┌──

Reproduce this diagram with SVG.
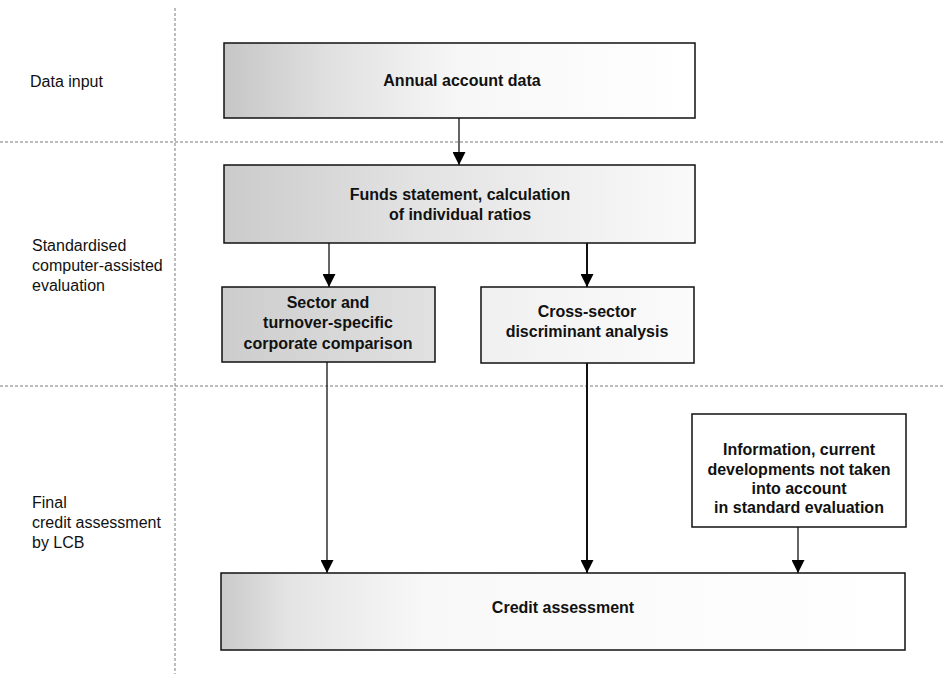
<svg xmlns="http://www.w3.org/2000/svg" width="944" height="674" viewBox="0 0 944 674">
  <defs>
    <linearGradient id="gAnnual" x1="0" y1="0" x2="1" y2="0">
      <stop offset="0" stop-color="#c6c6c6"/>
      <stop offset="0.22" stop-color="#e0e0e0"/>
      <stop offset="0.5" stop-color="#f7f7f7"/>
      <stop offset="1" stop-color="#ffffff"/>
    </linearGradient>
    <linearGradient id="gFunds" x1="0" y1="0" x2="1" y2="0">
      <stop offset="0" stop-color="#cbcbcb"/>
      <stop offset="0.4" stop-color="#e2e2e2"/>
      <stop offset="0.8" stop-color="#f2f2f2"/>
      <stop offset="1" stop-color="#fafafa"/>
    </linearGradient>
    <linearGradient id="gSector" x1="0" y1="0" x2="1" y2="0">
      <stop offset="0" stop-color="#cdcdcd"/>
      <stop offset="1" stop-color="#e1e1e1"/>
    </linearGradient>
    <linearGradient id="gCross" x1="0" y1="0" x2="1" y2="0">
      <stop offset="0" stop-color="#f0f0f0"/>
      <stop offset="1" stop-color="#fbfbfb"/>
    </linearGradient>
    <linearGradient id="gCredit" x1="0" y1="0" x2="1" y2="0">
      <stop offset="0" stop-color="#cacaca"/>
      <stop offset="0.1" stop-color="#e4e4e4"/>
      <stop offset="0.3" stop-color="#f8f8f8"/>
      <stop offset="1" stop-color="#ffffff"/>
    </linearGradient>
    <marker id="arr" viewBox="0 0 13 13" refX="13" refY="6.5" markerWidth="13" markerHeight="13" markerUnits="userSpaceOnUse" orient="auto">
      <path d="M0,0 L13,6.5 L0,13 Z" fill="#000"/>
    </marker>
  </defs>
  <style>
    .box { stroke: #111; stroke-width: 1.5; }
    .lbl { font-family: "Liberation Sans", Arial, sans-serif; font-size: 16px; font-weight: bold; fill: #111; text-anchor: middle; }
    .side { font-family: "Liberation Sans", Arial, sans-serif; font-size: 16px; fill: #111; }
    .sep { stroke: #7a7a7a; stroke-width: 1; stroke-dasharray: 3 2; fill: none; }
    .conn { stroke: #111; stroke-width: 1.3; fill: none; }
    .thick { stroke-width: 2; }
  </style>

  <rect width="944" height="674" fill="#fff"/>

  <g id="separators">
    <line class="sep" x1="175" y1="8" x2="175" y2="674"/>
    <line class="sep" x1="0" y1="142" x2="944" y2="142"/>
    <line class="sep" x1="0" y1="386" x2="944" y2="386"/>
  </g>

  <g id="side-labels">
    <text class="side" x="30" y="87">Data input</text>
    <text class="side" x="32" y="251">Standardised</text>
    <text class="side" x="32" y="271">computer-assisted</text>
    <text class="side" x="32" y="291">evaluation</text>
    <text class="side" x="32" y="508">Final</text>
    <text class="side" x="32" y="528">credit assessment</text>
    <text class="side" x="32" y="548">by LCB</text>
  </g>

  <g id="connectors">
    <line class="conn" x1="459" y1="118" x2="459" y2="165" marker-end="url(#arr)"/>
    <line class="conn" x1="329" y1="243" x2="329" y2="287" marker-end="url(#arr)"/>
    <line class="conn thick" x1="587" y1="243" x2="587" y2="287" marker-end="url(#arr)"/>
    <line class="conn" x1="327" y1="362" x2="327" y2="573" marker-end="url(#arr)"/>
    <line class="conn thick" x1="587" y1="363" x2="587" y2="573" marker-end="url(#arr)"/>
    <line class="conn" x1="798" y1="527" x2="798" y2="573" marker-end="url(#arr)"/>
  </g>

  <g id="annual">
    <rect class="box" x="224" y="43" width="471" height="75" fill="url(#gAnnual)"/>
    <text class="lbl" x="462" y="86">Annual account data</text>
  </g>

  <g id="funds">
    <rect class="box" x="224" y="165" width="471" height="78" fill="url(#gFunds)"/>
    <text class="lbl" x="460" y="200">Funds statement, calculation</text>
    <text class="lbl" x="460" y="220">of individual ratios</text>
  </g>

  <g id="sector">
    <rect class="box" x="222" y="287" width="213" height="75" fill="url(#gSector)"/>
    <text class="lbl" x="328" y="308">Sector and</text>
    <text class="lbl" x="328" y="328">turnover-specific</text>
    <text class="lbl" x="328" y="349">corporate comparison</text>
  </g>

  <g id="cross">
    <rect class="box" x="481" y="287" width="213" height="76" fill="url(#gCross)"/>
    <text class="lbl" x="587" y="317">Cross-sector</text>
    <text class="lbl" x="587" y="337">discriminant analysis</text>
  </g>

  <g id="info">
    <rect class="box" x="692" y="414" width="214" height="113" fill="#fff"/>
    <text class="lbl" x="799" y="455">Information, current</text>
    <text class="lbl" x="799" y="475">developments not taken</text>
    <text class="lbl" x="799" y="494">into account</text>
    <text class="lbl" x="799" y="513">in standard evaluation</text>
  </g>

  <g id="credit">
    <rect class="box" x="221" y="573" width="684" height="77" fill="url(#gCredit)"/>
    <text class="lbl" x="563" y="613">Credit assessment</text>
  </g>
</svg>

└──

### YOUR TASK
Your task is to reproduce all of the material exactly. The pictures stay out.

### RESPONSE
Reproduce this diagram with SVG.
<svg xmlns="http://www.w3.org/2000/svg" width="944" height="674" viewBox="0 0 944 674">
  <defs>
    <linearGradient id="gAnnual" x1="0" y1="0" x2="1" y2="0">
      <stop offset="0" stop-color="#c6c6c6"/>
      <stop offset="0.22" stop-color="#e0e0e0"/>
      <stop offset="0.5" stop-color="#f7f7f7"/>
      <stop offset="1" stop-color="#ffffff"/>
    </linearGradient>
    <linearGradient id="gFunds" x1="0" y1="0" x2="1" y2="0">
      <stop offset="0" stop-color="#cbcbcb"/>
      <stop offset="0.4" stop-color="#e2e2e2"/>
      <stop offset="0.8" stop-color="#f2f2f2"/>
      <stop offset="1" stop-color="#fafafa"/>
    </linearGradient>
    <linearGradient id="gSector" x1="0" y1="0" x2="1" y2="0">
      <stop offset="0" stop-color="#cdcdcd"/>
      <stop offset="1" stop-color="#e1e1e1"/>
    </linearGradient>
    <linearGradient id="gCross" x1="0" y1="0" x2="1" y2="0">
      <stop offset="0" stop-color="#f0f0f0"/>
      <stop offset="1" stop-color="#fbfbfb"/>
    </linearGradient>
    <linearGradient id="gCredit" x1="0" y1="0" x2="1" y2="0">
      <stop offset="0" stop-color="#cacaca"/>
      <stop offset="0.1" stop-color="#e4e4e4"/>
      <stop offset="0.3" stop-color="#f8f8f8"/>
      <stop offset="1" stop-color="#ffffff"/>
    </linearGradient>
    <marker id="arr" viewBox="0 0 13 13" refX="13" refY="6.5" markerWidth="13" markerHeight="13" markerUnits="userSpaceOnUse" orient="auto">
      <path d="M0,0 L13,6.5 L0,13 Z" fill="#000"/>
    </marker>
  </defs>
  <style>
    .box { stroke: #111; stroke-width: 1.5; }
    .lbl { font-family: "Liberation Sans", Arial, sans-serif; font-size: 16px; font-weight: bold; fill: #111; text-anchor: middle; }
    .side { font-family: "Liberation Sans", Arial, sans-serif; font-size: 16px; fill: #111; }
    .sep { stroke: #7a7a7a; stroke-width: 1; stroke-dasharray: 3 2; fill: none; }
    .conn { stroke: #111; stroke-width: 1.3; fill: none; }
    .thick { stroke-width: 2; }
  </style>

  <rect width="944" height="674" fill="#fff"/>

  <g id="separators">
    <line class="sep" x1="175" y1="8" x2="175" y2="674"/>
    <line class="sep" x1="0" y1="142" x2="944" y2="142"/>
    <line class="sep" x1="0" y1="386" x2="944" y2="386"/>
  </g>

  <g id="side-labels">
    <text class="side" x="30" y="87">Data input</text>
    <text class="side" x="32" y="251">Standardised</text>
    <text class="side" x="32" y="271">computer-assisted</text>
    <text class="side" x="32" y="291">evaluation</text>
    <text class="side" x="32" y="508">Final</text>
    <text class="side" x="32" y="528">credit assessment</text>
    <text class="side" x="32" y="548">by LCB</text>
  </g>

  <g id="connectors">
    <line class="conn" x1="459" y1="118" x2="459" y2="165" marker-end="url(#arr)"/>
    <line class="conn" x1="329" y1="243" x2="329" y2="287" marker-end="url(#arr)"/>
    <line class="conn thick" x1="587" y1="243" x2="587" y2="287" marker-end="url(#arr)"/>
    <line class="conn" x1="327" y1="362" x2="327" y2="573" marker-end="url(#arr)"/>
    <line class="conn thick" x1="587" y1="363" x2="587" y2="573" marker-end="url(#arr)"/>
    <line class="conn" x1="798" y1="527" x2="798" y2="573" marker-end="url(#arr)"/>
  </g>

  <g id="annual">
    <rect class="box" x="224" y="43" width="471" height="75" fill="url(#gAnnual)"/>
    <text class="lbl" x="462" y="86">Annual account data</text>
  </g>

  <g id="funds">
    <rect class="box" x="224" y="165" width="471" height="78" fill="url(#gFunds)"/>
    <text class="lbl" x="460" y="200">Funds statement, calculation</text>
    <text class="lbl" x="460" y="220">of individual ratios</text>
  </g>

  <g id="sector">
    <rect class="box" x="222" y="287" width="213" height="75" fill="url(#gSector)"/>
    <text class="lbl" x="328" y="308">Sector and</text>
    <text class="lbl" x="328" y="328">turnover-specific</text>
    <text class="lbl" x="328" y="349">corporate comparison</text>
  </g>

  <g id="cross">
    <rect class="box" x="481" y="287" width="213" height="76" fill="url(#gCross)"/>
    <text class="lbl" x="587" y="317">Cross-sector</text>
    <text class="lbl" x="587" y="337">discriminant analysis</text>
  </g>

  <g id="info">
    <rect class="box" x="692" y="414" width="214" height="113" fill="#fff"/>
    <text class="lbl" x="799" y="455">Information, current</text>
    <text class="lbl" x="799" y="475">developments not taken</text>
    <text class="lbl" x="799" y="494">into account</text>
    <text class="lbl" x="799" y="513">in standard evaluation</text>
  </g>

  <g id="credit">
    <rect class="box" x="221" y="573" width="684" height="77" fill="url(#gCredit)"/>
    <text class="lbl" x="563" y="613">Credit assessment</text>
  </g>
</svg>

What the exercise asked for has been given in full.